→ EXERCISE OBJECTIVE:
Copy the lines below as they are; omit the images they contain.

→ INFORMATION SHOWN:
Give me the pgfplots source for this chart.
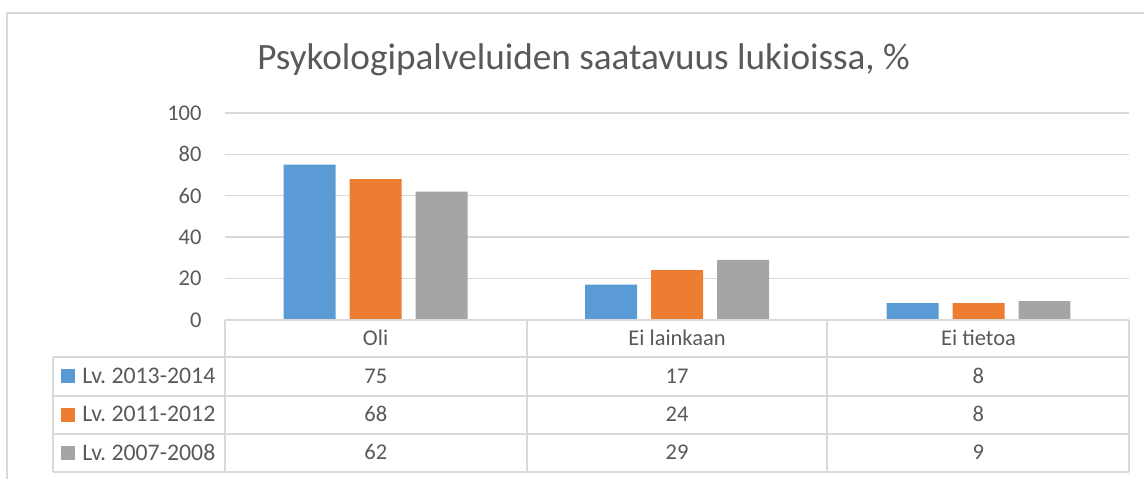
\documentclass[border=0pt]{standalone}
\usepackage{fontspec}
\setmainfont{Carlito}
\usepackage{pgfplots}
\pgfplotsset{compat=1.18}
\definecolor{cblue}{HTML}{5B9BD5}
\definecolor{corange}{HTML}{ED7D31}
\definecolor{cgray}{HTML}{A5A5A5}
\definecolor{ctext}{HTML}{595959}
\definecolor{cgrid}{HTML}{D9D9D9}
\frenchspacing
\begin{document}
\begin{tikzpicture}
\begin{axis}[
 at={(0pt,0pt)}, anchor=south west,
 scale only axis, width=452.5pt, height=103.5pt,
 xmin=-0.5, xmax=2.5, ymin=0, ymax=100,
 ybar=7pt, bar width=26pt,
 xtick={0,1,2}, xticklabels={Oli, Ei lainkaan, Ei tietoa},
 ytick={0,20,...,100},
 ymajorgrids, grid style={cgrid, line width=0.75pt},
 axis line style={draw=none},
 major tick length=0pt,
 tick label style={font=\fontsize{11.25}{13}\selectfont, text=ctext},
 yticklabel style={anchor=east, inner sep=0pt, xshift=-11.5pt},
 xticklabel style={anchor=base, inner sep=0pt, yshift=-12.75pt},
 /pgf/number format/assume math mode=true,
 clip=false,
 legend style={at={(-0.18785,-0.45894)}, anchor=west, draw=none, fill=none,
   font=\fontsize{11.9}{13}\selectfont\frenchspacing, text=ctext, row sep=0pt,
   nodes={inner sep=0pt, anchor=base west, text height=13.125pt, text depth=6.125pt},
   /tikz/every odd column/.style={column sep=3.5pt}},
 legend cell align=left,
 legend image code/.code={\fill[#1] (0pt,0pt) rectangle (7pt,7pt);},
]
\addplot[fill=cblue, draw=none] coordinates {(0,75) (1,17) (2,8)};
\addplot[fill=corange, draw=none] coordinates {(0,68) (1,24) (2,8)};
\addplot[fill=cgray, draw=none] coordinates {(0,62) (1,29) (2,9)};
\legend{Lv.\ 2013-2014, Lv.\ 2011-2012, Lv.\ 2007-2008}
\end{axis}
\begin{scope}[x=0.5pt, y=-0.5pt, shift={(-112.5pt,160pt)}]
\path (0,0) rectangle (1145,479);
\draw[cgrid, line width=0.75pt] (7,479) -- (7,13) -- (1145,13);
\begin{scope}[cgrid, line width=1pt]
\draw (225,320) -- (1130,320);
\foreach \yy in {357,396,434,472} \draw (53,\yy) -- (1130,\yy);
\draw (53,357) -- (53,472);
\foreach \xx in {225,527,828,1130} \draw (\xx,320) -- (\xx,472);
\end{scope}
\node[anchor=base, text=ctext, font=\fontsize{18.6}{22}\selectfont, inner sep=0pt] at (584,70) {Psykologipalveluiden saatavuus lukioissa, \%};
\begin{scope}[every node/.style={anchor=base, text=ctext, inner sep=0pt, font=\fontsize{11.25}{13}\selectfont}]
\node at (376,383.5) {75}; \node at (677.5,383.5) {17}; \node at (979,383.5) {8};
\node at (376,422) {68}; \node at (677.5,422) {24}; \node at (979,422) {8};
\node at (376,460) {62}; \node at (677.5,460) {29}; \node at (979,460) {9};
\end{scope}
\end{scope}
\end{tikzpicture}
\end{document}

→ CORRECT RESULT:
Give me the pgfplots source for this chart.
\documentclass[border=0pt]{standalone}
\usepackage{fontspec}
\setmainfont{Carlito}
\usepackage{pgfplots}
\pgfplotsset{compat=1.18}
\definecolor{cblue}{HTML}{5B9BD5}
\definecolor{corange}{HTML}{ED7D31}
\definecolor{cgray}{HTML}{A5A5A5}
\definecolor{ctext}{HTML}{595959}
\definecolor{cgrid}{HTML}{D9D9D9}
\frenchspacing
\begin{document}
\begin{tikzpicture}
\begin{axis}[
 at={(0pt,0pt)}, anchor=south west,
 scale only axis, width=452.5pt, height=103.5pt,
 xmin=-0.5, xmax=2.5, ymin=0, ymax=100,
 ybar=7pt, bar width=26pt,
 xtick={0,1,2}, xticklabels={Oli, Ei lainkaan, Ei tietoa},
 ytick={0,20,...,100},
 ymajorgrids, grid style={cgrid, line width=0.75pt},
 axis line style={draw=none},
 major tick length=0pt,
 tick label style={font=\fontsize{11.25}{13}\selectfont, text=ctext},
 yticklabel style={anchor=east, inner sep=0pt, xshift=-11.5pt},
 xticklabel style={anchor=base, inner sep=0pt, yshift=-12.75pt},
 /pgf/number format/assume math mode=true,
 clip=false,
 legend style={at={(-0.18785,-0.45894)}, anchor=west, draw=none, fill=none,
   font=\fontsize{11.9}{13}\selectfont\frenchspacing, text=ctext, row sep=0pt,
   nodes={inner sep=0pt, anchor=base west, text height=13.125pt, text depth=6.125pt},
   /tikz/every odd column/.style={column sep=3.5pt}},
 legend cell align=left,
 legend image code/.code={\fill[#1] (0pt,0pt) rectangle (7pt,7pt);},
]
\addplot[fill=cblue, draw=none] coordinates {(0,75) (1,17) (2,8)};
\addplot[fill=corange, draw=none] coordinates {(0,68) (1,24) (2,8)};
\addplot[fill=cgray, draw=none] coordinates {(0,62) (1,29) (2,9)};
\legend{Lv.\ 2013-2014, Lv.\ 2011-2012, Lv.\ 2007-2008}
\end{axis}
\begin{scope}[x=0.5pt, y=-0.5pt, shift={(-112.5pt,160pt)}]
\path (0,0) rectangle (1145,479);
\draw[cgrid, line width=0.75pt] (7,479) -- (7,13) -- (1145,13);
\begin{scope}[cgrid, line width=1pt]
\draw (225,320) -- (1130,320);
\foreach \yy in {357,396,434,472} \draw (53,\yy) -- (1130,\yy);
\draw (53,357) -- (53,472);
\foreach \xx in {225,527,828,1130} \draw (\xx,320) -- (\xx,472);
\end{scope}
\node[anchor=base, text=ctext, font=\fontsize{18.6}{22}\selectfont, inner sep=0pt] at (584,70) {Psykologipalveluiden saatavuus lukioissa, \%};
\begin{scope}[every node/.style={anchor=base, text=ctext, inner sep=0pt, font=\fontsize{11.25}{13}\selectfont}]
\node at (376,383.5) {75}; \node at (677.5,383.5) {17}; \node at (979,383.5) {8};
\node at (376,422) {68}; \node at (677.5,422) {24}; \node at (979,422) {8};
\node at (376,460) {62}; \node at (677.5,460) {29}; \node at (979,460) {9};
\end{scope}
\end{scope}
\end{tikzpicture}
\end{document}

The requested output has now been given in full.